Let me start with the farmers. They are angry. They have reason to be.
The government cut the producer price from GHΒ’3,625 to GHΒ’2,587 per bag. That is a drop of more than GHΒ’1,000 on every single bag. A farmer with 100 bags loses GHΒ’103,800. That is school fees. That is fertiliser. That is survival.
The farmers are protesting in Kadjebi. They are protesting in Assin North. They are protesting in Dodo-Amanfrom. They are protesting in Western North. They say this has never happened before. They are right.
The government says the world market price dropped. Prices fell from over $11,000 to around $4,100. That is true. But that explanation is dishonest. It is incomplete.
COCOBOD was created to protect farmers from exactly this kind of shock. The entire system exists to absorb global price volatility. Farmers are not supposed to bear the full weight of every market swing. That is the purpose of a Cocoa Board.
Majority Leader Mahama Ayariga admitted something important in Parliament. He said forward sales cover about 70 per cent of annual output. That means most of the crop was already sold. That means the government had a buffer. They chose not to use it.
The farmers themselves have made this point. Richard Wodzra from Dodo-Amanfrom said something powerful. Producer prices are not always adjusted upward when international prices increase. Farmers remember this. They know the government only applies market logic when it hurts them.
The government blames the global market. But every cocoa-producing country faces the same global market. The difference is how you manage it. The previous model absorbed shocks. The current model passes them directly to farmers.
There is something else the farmers in Kadjebi said. During the 2024 campaign, the then opposition party promised GHΒ’6,000 per bag. They voted based on that promise. Now they have a price cut instead. They feel deceived. That is a dangerous thing.
Now let me turn to Franklin Cudjoe.
He has always criticised COCOBOD. He says the system is bloated. He says it is financially unsustainable. He wants deregulation. He wants farmers to form cooperatives and negotiate directly with buyers. Those are legitimate views.
But look at what he says about this crisis. He does not defend the farmers. He defends the government.
He says the price reduction is reality catching up with unsound payment policy. He says cocoa operates in a global futures market. He says adjustments simply reflect international trends.
He compares this to the NPP’s financial sector haircuts. He calls those wicked and criminally imposed. But this price cut, he says, is different. This is simply market reality.
Notice the pattern. When the NPP was in power, he was their fiercest critic. When the NDC cuts farmer incomes by 29 per cent, he becomes an economics lecturer. He explains why it is necessary.
He did not ask why the forward sales could not cushion the blow. He did not demand that the government absorb the shock instead of passing it to struggling farmers. He did not question why the buffer was abandoned. He simply validated the government’s decision.

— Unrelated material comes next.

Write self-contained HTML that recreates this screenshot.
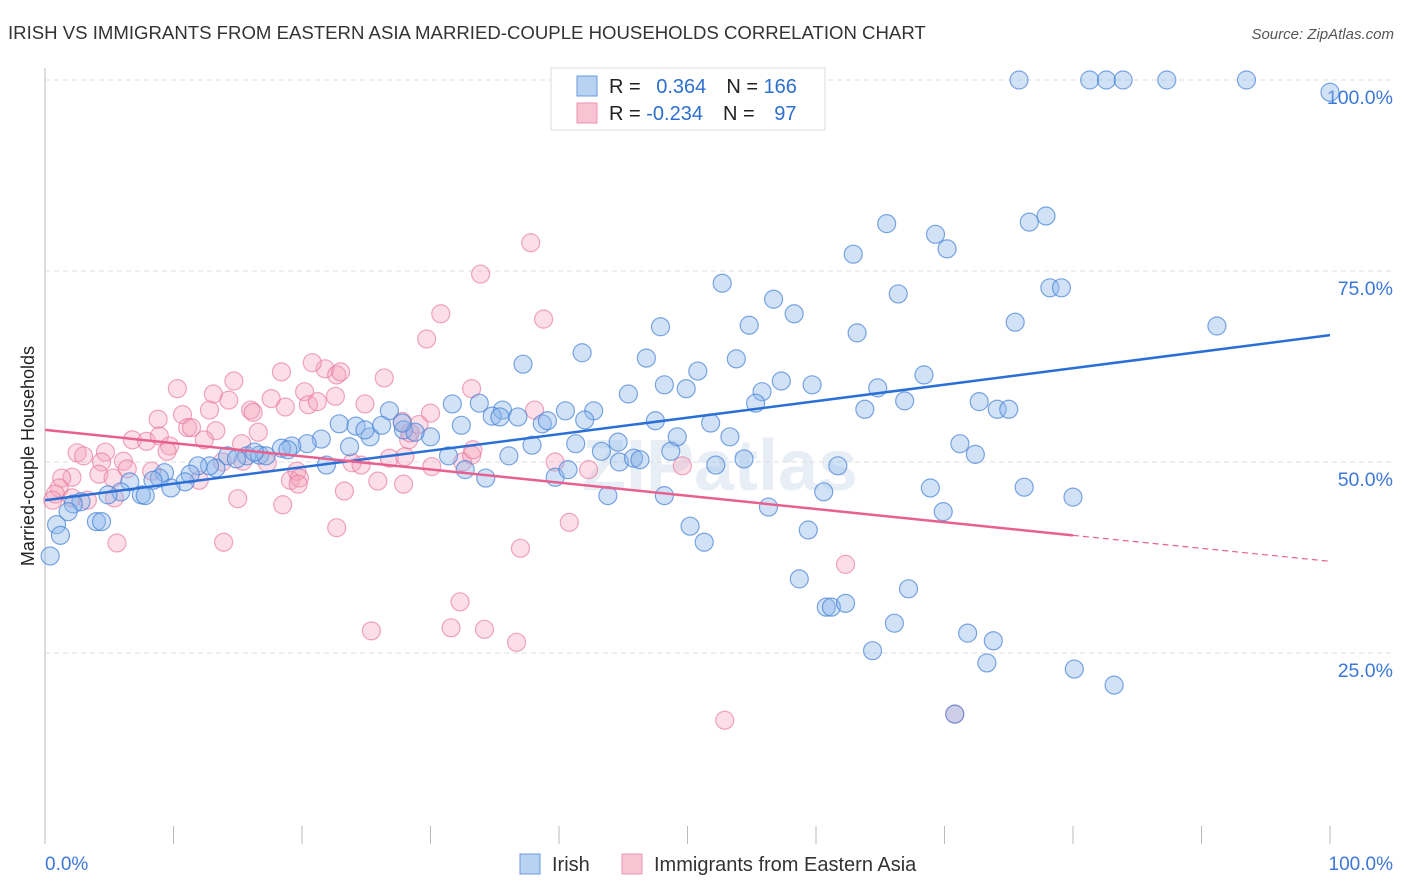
<!DOCTYPE html>
<html><head><meta charset="utf-8"><style>
body{margin:0;background:#fff;font-family:"Liberation Sans",sans-serif}
svg{display:block}
</style></head><body>
<svg id="chart" width="1406" height="892">
<text x="8" y="39" font-size="18.6" fill="#333">IRISH VS IMMIGRANTS FROM EASTERN ASIA MARRIED-COUPLE HOUSEHOLDS CORRELATION CHART</text>
<text x="1394" y="39" font-size="15" fill="#555" font-style="italic" text-anchor="end">Source: ZipAtlas.com</text>
<text x="720" y="490" font-size="72" fill="#e8eef6" text-anchor="middle" font-weight="bold">ZIPatlas</text>
<g id="grid"></g>
<g id="marks"></g>
<g id="lines"></g>
<text transform="translate(34,456) rotate(-90)" font-size="18" fill="#222" text-anchor="middle">Married-couple Households</text>
<g>
<rect x="551" y="68" width="274" height="62" fill="#fff" stroke="#ddd"/>
<rect x="577" y="76" width="20" height="20" fill="#b8d2f2" stroke="#6a9ae0"/>
<rect x="577" y="103" width="20" height="20" fill="#f8c4d4" stroke="#ec94b0"/>
<text x="609" y="93" font-size="20" fill="#222">R = <tspan fill="#2d6fd0" dx="10">0.364</tspan><tspan dx="20" fill="#222">N = </tspan><tspan fill="#2d6fd0">166</tspan></text>
<text x="609" y="120" font-size="20" fill="#222">R = <tspan fill="#2d6fd0">-0.234</tspan><tspan dx="20" fill="#222">N = </tspan><tspan fill="#2d6fd0" dx="14">97</tspan></text>
</g>
<g>
<rect x="520" y="854" width="20" height="20" fill="#b8d2f2" stroke="#6a9ae0"/>
<text x="552" y="871" font-size="20" fill="#333">Irish</text>
<rect x="622" y="854" width="20" height="20" fill="#f8c4d4" stroke="#ec94b0"/>
<text x="654" y="871" font-size="20" fill="#333">Immigrants from Eastern Asia</text>
</g>
</svg>
<script>
const yTicks=[25,50,75,100];
const yTickLabels=["25.0%","50.0%","75.0%","100.0%"];
const xTicks=[0,10,20,30,40,50,60,70,80,90,100];
const irishX=[75.8,81.3,82.6,83.9,87.3,93.5,100,77.9,76.6,65.5,69.3,70.2,62.9,52.7,66.4,56.7,78.2,79.1,58.3,75.5,91.2,47.9,54.8,63.2,41.8,53.8,37.2,46.8,50.8,68.4,57.3,59.7,48.2,49.9,55.8,64.8,45.4,66.9,55.3,72.7,33.8,31.7,63.8,74.1,75.0,35.6,34.8,42.7,40.5,36.8,26.8,22.9,24.2,32.4,38.7,51.8,39.1,25.3,27.9,30.0,21.5,20.4,19.2,18.4,15.7,14.2,16.7,17.2,18.9,16.3,23.7,24.9,28.8,26.2,27.8,53.3,49.2,37.9,41.3,44.6,43.3,48.7,71.2,72.4,36.1,31.4,32.7,34.3,21.9,14.9,13.3,12.8,11.9,11.3,9.3,8.9,8.4,10.9,9.8,6.6,5.9,4.9,7.5,7.8,2.8,2.2,1.8,0.9,4.0,4.4,1.2,0.4,39.7,40.7,44.7,45.8,46.3,52.2,54.4,61.7,68.9,76.2,80.0,60.6,43.8,48.2,56.3,69.9,50.2,51.3,59.4,58.7,60.8,61.2,62.3,67.2,66.1,64.4,71.8,73.8,73.3,80.1,83.2,70.8,42.0,47.5,35.4];
const irishY=[100,100,100,100,100,100,98.4,82.2,81.4,81.2,79.8,77.9,77.2,73.4,72.0,71.3,72.8,72.8,69.4,68.3,67.8,67.7,67.9,66.9,64.3,63.5,62.8,63.6,61.9,61.4,60.6,60.1,60.1,59.6,59.2,59.7,58.9,58.0,57.7,57.9,57.7,57.6,56.9,56.9,56.9,56.8,56.0,56.7,56.7,55.9,56.7,55.0,54.7,54.8,55.0,55.1,55.4,53.3,54.2,53.3,53.0,52.4,52.1,51.8,50.8,50.8,50.9,50.8,51.6,51.3,52.0,54.2,53.9,54.8,55.1,53.3,53.3,52.2,52.4,52.6,51.4,51.4,52.4,51.0,50.8,50.8,49.0,47.9,49.6,50.4,49.2,49.5,49.5,48.4,48.6,47.9,47.6,47.4,46.6,47.4,46.1,45.7,45.7,45.6,44.8,44.5,43.5,41.8,42.2,42.2,40.4,37.7,48.0,49.0,50.0,50.5,50.3,49.6,50.4,49.5,46.6,46.7,45.4,46.1,45.6,45.6,44.1,43.5,41.6,39.5,41.1,34.7,31.0,31.0,31.5,33.4,28.9,25.3,27.6,26.6,23.7,22.9,20.8,17.0,55.5,55.4,55.9];
const asiaX=[37.8,33.9,38.8,30.8,29.7,33.2,21.8,22.7,23.0,20.8,26.4,18.4,10.3,13.1,14.7,20.2,22.6,24.9,17.6,16.0,16.2,20.5,21.2,8.8,10.7,12.8,11.1,11.4,13.3,16.6,15.3,6.8,7.9,8.9,9.7,12.4,9.5,2.5,3.0,4.7,6.1,4.4,6.4,8.3,13.8,15.4,19.6,17.3,23.9,24.6,26.8,28.0,32.5,39.7,42.3,49.6,4.2,5.3,2.1,1.3,1.1,0.8,0.6,2.1,3.3,5.4,12.0,19.1,19.8,19.7,25.9,27.9,30.1,28.3,30.0,29.1,38.1,27.8,33.2,33.3,23.3,15.0,18.5,22.7,5.6,13.9,40.8,37.0,32.3,62.3,31.6,34.2,25.4,36.7,52.9,70.8,28.4,18.7,14.3];
const asiaY=[78.7,74.6,68.7,69.4,66.1,59.6,62.2,61.4,61.8,63.0,61.0,61.8,59.6,58.9,60.6,59.2,58.6,57.6,58.3,56.8,56.5,57.5,57.9,55.6,56.2,56.8,54.5,54.5,54.1,53.9,52.4,52.9,52.7,53.4,52.1,52.9,51.4,51.2,50.8,51.3,50.1,50.0,49.1,48.8,50.0,50.1,48.8,49.9,49.9,49.6,50.5,50.7,50.0,50.0,49.0,49.5,48.4,47.9,48.0,47.9,46.6,45.8,45.0,45.3,45.0,45.3,47.6,47.6,47.9,47.1,47.5,47.1,49.4,52.9,56.4,54.9,56.8,55.3,50.9,51.6,46.2,45.2,44.4,41.4,39.4,39.5,42.1,38.7,31.7,36.6,28.3,28.1,27.9,26.4,16.2,17.0,53.8,57.2,58.1];
const irishTrend=[[0,45.0],[100,66.6]];
const asiaTrend=[[0,54.2],[80,40.4],[100,37.0]];

const NS="http://www.w3.org/2000/svg";
const X0=45,X1=1330,Y0=844,Y100=80;
const sx=v=>X0+(X1-X0)*v/100;
const sy=v=>Y0-(Y0-Y100)*v/100;
function mk(tag,attrs,parent){const e=document.createElementNS(NS,tag);for(const k in attrs)e.setAttribute(k,attrs[k]);parent.appendChild(e);return e;}
const grid=document.getElementById('grid');
const ax=mk('line',{x1:X0,y1:68,x2:X0,y2:Y0,stroke:'#bbb'},grid);


yTicks.forEach((t,i)=>{
  const g=mk('line',{x1:X0,y1:sy(t),x2:1394,y2:sy(t),stroke:'#ddd','stroke-dasharray':'5,4'},grid);
  
  
  const l=mk('text',{x:1393,y:sy(t)+24,'font-size':19.5,fill:'#3b78d8','text-anchor':'end'},grid);
  l.textContent=yTickLabels[i];
  
  
});
xTicks.forEach(t=>{
  const k=mk('line',{x1:sx(t),y1:826,x2:sx(t),y2:Y0,stroke:'#bbb'},grid);
  
  
});
const xl0=mk('text',{x:45,y:870,'font-size':19,fill:'#3b78d8'},grid);xl0.textContent='0.0%';


const xl1=mk('text',{x:1393,y:870,'font-size':19,fill:'#3b78d8','text-anchor':'end'},grid);xl1.textContent='100.0%';


const marks=document.getElementById('marks');
asiaX.forEach((v,i)=>{
  const c=mk('circle',{cx:sx(v),cy:sy(asiaY[i]),r:9,fill:'rgba(244,160,186,0.35)',stroke:'rgba(232,120,156,0.65)','stroke-width':1.2},marks);
  
  
});
irishX.forEach((v,i)=>{
  const c=mk('circle',{cx:sx(v),cy:sy(irishY[i]),r:9,fill:'rgba(140,182,236,0.4)',stroke:'rgba(70,130,214,0.7)','stroke-width':1.2},marks);
  
  
});
const lines=document.getElementById('lines');
const bl=mk('line',{x1:sx(irishTrend[0][0]),y1:sy(irishTrend[0][1]),x2:sx(irishTrend[1][0]),y2:sy(irishTrend[1][1]),stroke:'#2a6fd6','stroke-width':2.5},lines);


const pl=mk('line',{x1:sx(asiaTrend[0][0]),y1:sy(asiaTrend[0][1]),x2:sx(asiaTrend[1][0]),y2:sy(asiaTrend[1][1]),stroke:'#e8608e','stroke-width':2.5},lines);


const pd=mk('line',{x1:sx(asiaTrend[1][0]),y1:sy(asiaTrend[1][1]),x2:sx(asiaTrend[2][0]),y2:sy(asiaTrend[2][1]),stroke:'#e8608e','stroke-width':1.2,'stroke-dasharray':'6,4'},lines);


</script>
</body></html>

This is not the behaviour of an independent policy analyst. This is the behaviour of a propagandist.
His role is now clear. When the government takes a painful decision, he steps forward. He frames it as unavoidable. He attacks the old government to distract from the failures of the new one. He provides intellectual cover for policies that hurt ordinary Ghanaians.
The farmers have spoken. They say the government deceived them. They say the new price is unfair and untimely. They say this has never happened before.
Franklin Cudjoe should be amplifying their voices. Instead, he is amplifying the government’s talking points.
That is the difference between a CSO leader and a propagandist. A CSO leader stands with the people. A propagandist stands with the power.